Kepiawaiannya mengedukasi masyarakat dan kemampuannya menciptakan produk kreatif, membuat Aisyah sering mendapatkan undangan untuk melakukan pelatihan di berbagai tempat. Seperti di Bima, Sumbawa, dan beberapa kota besar di Indonesia.

Kegiatan nyaris tiada henti ini, bagi Aisyah justru merupakan anugerah baginya karena makin memperluas jaringan untuk mengkampanyekan pelestarian lingkungan. Untuk mengasah kemampuan, Aisyah pun tidak segan pergi ke negeri sakura, Jepang, untuk menjalani training pengelolaan sampah.

"Setelah menerjuni profesi yang berkenaan dengan sampah, kegiatan saya nyaris tiada henti. Setiap hari, selalu ada tamu yang datang ke workshop entah untuk sekedar melihat hasil produk atau belajar. Sampah membawa saya pada kehidupan yang memang saya sukai, untuk senantiasa berinteraksi dan saling membawa nilai positif tentang lingkungan hidup dengan manusia berbagai suku dan negara," ujarnya.

Menekuni bank sampah, sekarang menjadi fokus kehidupan Aisyah. Meski sebelumnya dirinya pernah menekuni berbagai macam pekerjaan, namun menjadi pelaku bisnis di bidang sampah, membawa nilai baru baginya.

"Dulu saya pernah dagang macam-macam. Pernah dagang bakso juga. Selain itu, pernah bikin distro, buat desain, menjadi produser musik dan film dan macam-macam lagi profesi yang saya terjuni. Tapi entah kenapa, berkecimpung di bidang sampah, menawarkan hal positif yang ingin terus dan terus saya terjuni," katanya.


Paradigma Baru

Sampah sering diidentikkan dengan orang-orang yang berpakaian lusuh dan berwajah kuyu. Hal ini ingin diubah Aisyah dalam paradigma baru, bahwa menerjuni bidang sampah pun bisa dilakukan oleh oleh masyarakat kelas menengah ke atas.

"Saya bahkan sudah beberapa kali memberikan materi enterpreneur kepada mahasiswa untuk membukakan wawasan betapa sampah pun prospektif untuk dibisniskan," ujarnya.

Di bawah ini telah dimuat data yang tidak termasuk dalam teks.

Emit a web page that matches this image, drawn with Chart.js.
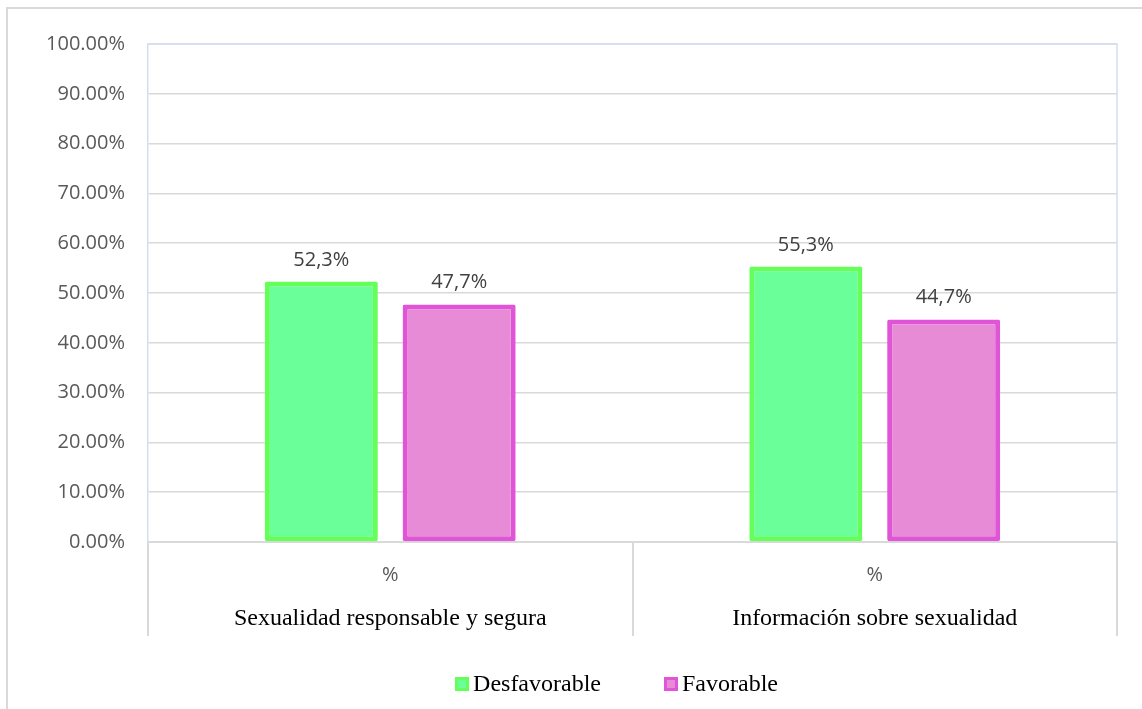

Bisnis daun ulang menggunakan bahan baku sampah, kata perempuan yang pernah menjadi guide selama 13 tahun di kawasan Asia ini, bahkan memiliki keunggulan dikarenakan serba `paling, yakni paling minim modalnya namun banyak untungnya, paling santai pengerjaannya, paling sedikit risikonya dan paling sedikit pula pesaingnya.

"Kalau ditekuni serius, keuntungan dari bisnis menggunakan bahan sampah ini pun sangat bagus. Namun, saya tetap berpegang bahwa bisnis ini sebagai jawaban pertanyaan masyarakat, kalau sudah pandai membuat produk, lantas diapakan? Nah, pertanyaan itu saya jawab dengan menyalurkan produk ke konsumen dan tetap ingin menerobos pasar mancanegara seluas-luasnya," ucap anak bungsu dan 11 bersaudara ini.